The dataset is open-source on GitHub: https://github.com/blcu/all/OMGEval

Dataset Construction Process

Translation
All prompts from AlpacaEval were translated into Chinese using ChatGPT. A specific prompt was used for this translation step.
Localization
Evaluation of language ability involves not only the language of prompts and responses but also the cultural information embedded in them. Sentences in AlpacaEval that contained cultural elements were localized, including but not limited to people, movies, books, and festivals. The goal of localization was to make these prompts more relevant to China.

Several localization examples were prepared.
Manual Verification
Translated and localized prompts underwent manual verification. Each prompt was checked by two annotators and one reviewer. Annotators and reviewers were master’s students in linguistics.

Dataset Analysis

The final dataset contains 804 Chinese open-ended questions. Model capabilities were categorized into nine classes.

The distribution of questions across capability categories is currently uneven. Additional open-ended prompts will be added to improve balance.

Evaluation Method

AlpacaEval is a leaderboard framework for automatic evaluation of large language models. It covers the full evaluation pipeline from dataset collection and model response generation to automatic scoring. The leaderboard evaluates instruction-following and response quality. The dataset used by the leaderboard contains 805 instructions aggregated from projects such as Self-Instruct, Open Assistant, and Vicuna. The evaluation metric is computed by using a large model as the judge, typically GPT-4, which automatically compares the candidate model's response with a reference model's response, typically Text-Davinci-003, and computes the candidate model's win rate.

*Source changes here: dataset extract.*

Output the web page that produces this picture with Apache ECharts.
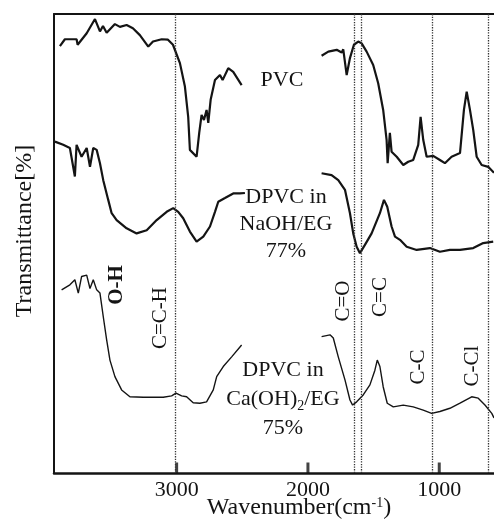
<!DOCTYPE html>
<html>
<head>
<meta charset="utf-8">
<script src="https://cdn.jsdelivr.net/npm/echarts@6/dist/echarts.min.js"></script>
<style>
  html, body { margin: 0; padding: 0; background: #fff; }
  #chart { width: 494px; height: 519px; }
</style>
</head>
<body>
<div id="chart"></div>
<script>
// FTIR spectra, [wavenumber (cm-1), transmittance (offset, a.u.)]
const pvcHigh = [
  [3889, 93.0], [3851, 94.5], [3762, 94.5], [3754, 93.3], [3685, 95.8], [3622, 98.9],
  [3584, 96.2], [3561, 97.4], [3533, 95.9], [3470, 97.8], [3432, 97.2], [3381, 97.6],
  [3333, 96.9], [3280, 95.4], [3216, 92.9], [3180, 94.0], [3114, 94.5], [3066, 94.4],
  [3028, 93.3], [2975, 89.3], [2937, 84.2], [2912, 77.6], [2899, 70.4], [2886, 70.0],
  [2848, 68.9], [2828, 74.1], [2810, 78.0], [2792, 76.9], [2772, 79.1], [2759, 76.3],
  [2741, 81.3], [2708, 85.6], [2670, 86.7], [2650, 85.6], [2607, 88.2], [2569, 87.4],
  [2505, 84.5]
];
const pvcLow = [
  [1896, 90.9], [1845, 91.8], [1781, 92.2], [1743, 91.6], [1731, 92.3], [1705, 86.7],
  [1680, 90.4], [1650, 93.3], [1617, 94.0], [1591, 93.6], [1553, 91.8], [1503, 88.9],
  [1465, 84.9], [1427, 79.1], [1401, 72.6], [1393, 67.5], [1376, 74.1], [1363, 70.0],
  [1324, 68.9], [1274, 67.1], [1236, 67.8], [1198, 68.2], [1160, 71.5], [1142, 77.6],
  [1122, 72.6], [1096, 68.9], [1046, 69.1], [995, 68.2], [957, 67.5], [906, 68.9],
  [842, 69.7], [812, 79.1], [791, 83.1], [766, 79.1], [741, 74.7], [715, 68.9],
  [677, 67.1], [627, 66.7], [583, 65.4]
];
const naohHigh = [
  [3927, 72.2], [3864, 71.5], [3813, 70.8], [3775, 64.6], [3762, 71.5], [3724, 68.9],
  [3685, 70.8], [3660, 66.7], [3635, 70.8], [3609, 70.4], [3584, 67.5], [3559, 63.8],
  [3521, 59.5], [3495, 56.6], [3457, 55.1], [3381, 53.3], [3305, 52.2], [3228, 52.9],
  [3152, 55.1], [3076, 56.9], [3026, 57.7], [2988, 56.9], [2950, 55.5], [2899, 52.6],
  [2848, 50.4], [2797, 51.5], [2746, 53.7], [2708, 56.9], [2683, 59.1], [2632, 59.9],
  [2569, 60.9], [2518, 60.9], [2480, 61.0]
];
const naohLow = [
  [1896, 65.3], [1820, 64.9], [1769, 63.8], [1718, 61.7], [1680, 56.6], [1655, 52.2],
  [1629, 49.3], [1604, 47.9], [1566, 49.7], [1515, 52.2], [1452, 56.6], [1421, 59.5],
  [1396, 58.0], [1363, 53.7], [1337, 51.5], [1299, 50.8], [1248, 49.3], [1172, 48.6],
  [1071, 49.0], [995, 48.2], [919, 48.6], [842, 48.6], [741, 49.0], [665, 50.1],
  [589, 50.4]
];
const caHigh = [
  [3876, 39.9], [3813, 41.0], [3775, 42.1], [3749, 39.2], [3724, 42.8], [3685, 43.1],
  [3660, 40.2], [3635, 42.1], [3609, 39.9], [3584, 39.2], [3559, 34.1], [3533, 29.0],
  [3508, 24.6], [3470, 21.0], [3419, 18.1], [3356, 16.6], [3254, 16.5], [3102, 16.5],
  [3038, 16.8], [3005, 17.4], [2962, 16.8], [2924, 16.6], [2874, 15.3], [2823, 15.2],
  [2772, 15.5], [2721, 18.1], [2695, 21.0], [2645, 23.2], [2581, 25.3], [2505, 27.9]
];
const caLow = [
  [1896, 29.7], [1832, 30.1], [1807, 29.4], [1769, 25.3], [1718, 20.3], [1680, 15.9],
  [1660, 14.8], [1629, 15.5], [1579, 17.0], [1528, 19.2], [1490, 22.4], [1472, 24.6],
  [1452, 23.2], [1427, 18.8], [1396, 15.2], [1350, 14.4], [1274, 14.8], [1198, 14.4],
  [1122, 13.7], [1058, 13.0], [995, 13.4], [919, 14.1], [842, 15.2], [753, 16.6],
  [703, 16.3], [652, 14.8], [600, 13.0], [583, 12.0]
];
const bandLines = [3010, 1650, 1596, 1050, 630];
const tickValues = [3000, 2000, 1000];

const serif = '"Liberation Serif", "DejaVu Serif", serif';
const ink = '#141414';

function spectrum(name, high, low, width) {
  return {
    name,
    type: 'line',
    data: high.concat([[null, null]], low),
    showSymbol: false,
    connectNulls: false,
    lineStyle: { color: ink, width },
    silent: true,
  };
}

const chart = echarts.init(document.getElementById('chart'));

const series = [
  spectrum('PVC', pvcHigh, pvcLow, 2.2),
  spectrum('NaOH/EG', naohHigh, naohLow, 2.2),
  spectrum('Ca(OH)2/EG', caHigh, caLow, 1.4),
];
series[0].markLine = {
  silent: true,
  symbol: 'none',
  label: { show: false },
  lineStyle: { color: '#333', type: 'dotted', width: 1.3 },
  data: bandLines.map((x) => ({ xAxis: x })),
};
// short inner tick marks standing on the bottom axis
series.push({
  type: 'scatter',
  silent: true,
  clip: false,
  data: tickValues.map((x) => [x, 0]),
  symbol: 'rect',
  symbolSize: [3, 11],
  symbolOffset: [0, -5],
  itemStyle: { color: ink },
});

function vText(text, x, y, bold) {
  return {
    type: 'text',
    x,
    y,
    rotation: Math.PI / 2,
    style: {
      text,
      font: (bold ? 'bold ' : '') + '21px ' + serif,
      fill: ink,
      align: 'center',
      verticalAlign: 'middle',
    },
  };
}

chart.setOption({
  animation: false,
  backgroundColor: '#fff',
  grid: { left: 54, right: 0, top: 14, bottom: 46 },
  xAxis: [
    {
      type: 'value',
      inverse: true,
      min: 583,
      max: 3934,
      axisLine: { show: true, lineStyle: { color: ink, width: 2.5 } },
      axisTick: { show: false },
      axisLabel: {
        customValues: tickValues,
        formatter: (v) => String(v),
        color: ink,
        fontFamily: serif,
        fontSize: 22,
        margin: 6,
      },
      splitLine: { show: false },
    },
    {
      type: 'value',
      position: 'top',
      inverse: true,
      min: 583,
      max: 3934,
      axisLine: { show: true, lineStyle: { color: ink, width: 2 } },
      axisTick: { show: false },
      axisLabel: { show: false },
      splitLine: { show: false },
    },
  ],
  yAxis: {
    type: 'value',
    min: 0,
    max: 100,
    axisLine: { show: true, lineStyle: { color: ink, width: 2 } },
    axisTick: { show: false },
    axisLabel: { show: false },
    splitLine: { show: false },
  },
  series,
  graphic: [
    {
      type: 'text',
      x: 25,
      y: 231,
      rotation: Math.PI / 2,
      style: {
        text: 'Transmittance[%]',
        font: '24px ' + serif,
        fill: ink,
        align: 'center',
        verticalAlign: 'middle',
      },
    },
    {
      type: 'text',
      x: 299,
      y: 508,
      style: {
        text: 'Wavenumber(cm{sup|-1})',
        font: '24px ' + serif,
        fill: ink,
        align: 'center',
        verticalAlign: 'middle',
        rich: {
          sup: { fontSize: 14, fontFamily: serif, verticalAlign: 'top', lineHeight: 22 },
        },
      },
    },
    {
      type: 'text',
      x: 282,
      y: 80,
      style: { text: 'PVC', font: '22px ' + serif, fill: ink, align: 'center', verticalAlign: 'middle' },
    },
    {
      type: 'text',
      x: 286,
      y: 224,
      style: {
        text: 'DPVC in\nNaOH/EG\n77%',
        font: '22px ' + serif,
        lineHeight: 27,
        fill: ink,
        align: 'center',
        verticalAlign: 'middle',
      },
    },
    {
      type: 'text',
      x: 283,
      y: 399,
      style: {
        text: 'DPVC in\nCa(OH){sub|2}/EG\n75%',
        font: '22px ' + serif,
        lineHeight: 29,
        fill: ink,
        align: 'center',
        verticalAlign: 'middle',
        rich: {
          sub: { fontSize: 14, fontFamily: serif, verticalAlign: 'bottom', lineHeight: 22 },
        },
      },
    },
    vText('O-H', 117, 285, true),
    vText('C=C-H', 160, 318),
    vText('C=O', 343, 301),
    vText('C=C', 380, 297),
    vText('C-C', 418, 367),
    vText('C-Cl', 472, 366),
  ],
});
</script>
</body>
</html>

AlpacaEval reports a Pearson correlation of 0.94 between GPT-4 evaluations and human annotations, indicating high reliability. The authors also analyze evaluation costs, showing that automatic evaluation greatly reduces both the monetary and time costs compared with manual annotation.

Following AlpacaEval, OMGEval uses Text-Davinci-003 outputs as the baseline and GPT-4 as the evaluator to decide which output is better, and to compute win rates and standard deviations. To ensure that evaluated models produce Chinese outputs for OMGEval prompts, Chinese was used in the prompts to the models. The GPT-4 evaluation prompt was adjusted accordingly.

Evaluation Results

Using Text-Davinci-003 as the baseline and GPT-4 as the evaluator, evaluation leaderboards were produced. Separate evaluation was also conducted on 239 localized prompts to assess model performance on content involving Chinese cultural elements. For example, ChatGPT scored lower on the localized subset compared with the full prompt set.

References

Liang P, Bommasani R, Lee T, et al. Holistic evaluation of language models. arXiv preprint arXiv:2211.09110, 2022.
Hendrycks D, Burns C, Basart S, et al. Measuring massive multitask language understanding. arXiv preprint arXiv:2009.03300, 2020.
Zhang X, Li C, Zong Y, et al. Evaluating the Performance of Large Language Models on GAOKAO Benchmark. arXiv preprint arXiv:2305.12474, 2023.
Huang Y, Bai Y, Zhu Z, et al. C-eval: A multi-level multi-discipline Chinese evaluation suite for foundation models. arXiv preprint arXiv:2305.08322, 2023.
Dubois Y, Li X, Taori R, et al. Alpafarm: A simulation framework for methods that learn from human feedback. arXiv preprint arXiv:2305.14387, 2023.
Xu L, Li A, Zhu L, et al. SuperCLUE: A Comprehensive Chinese Large Language Model Benchmark. arXiv preprint arXiv:2307.15020, 2023.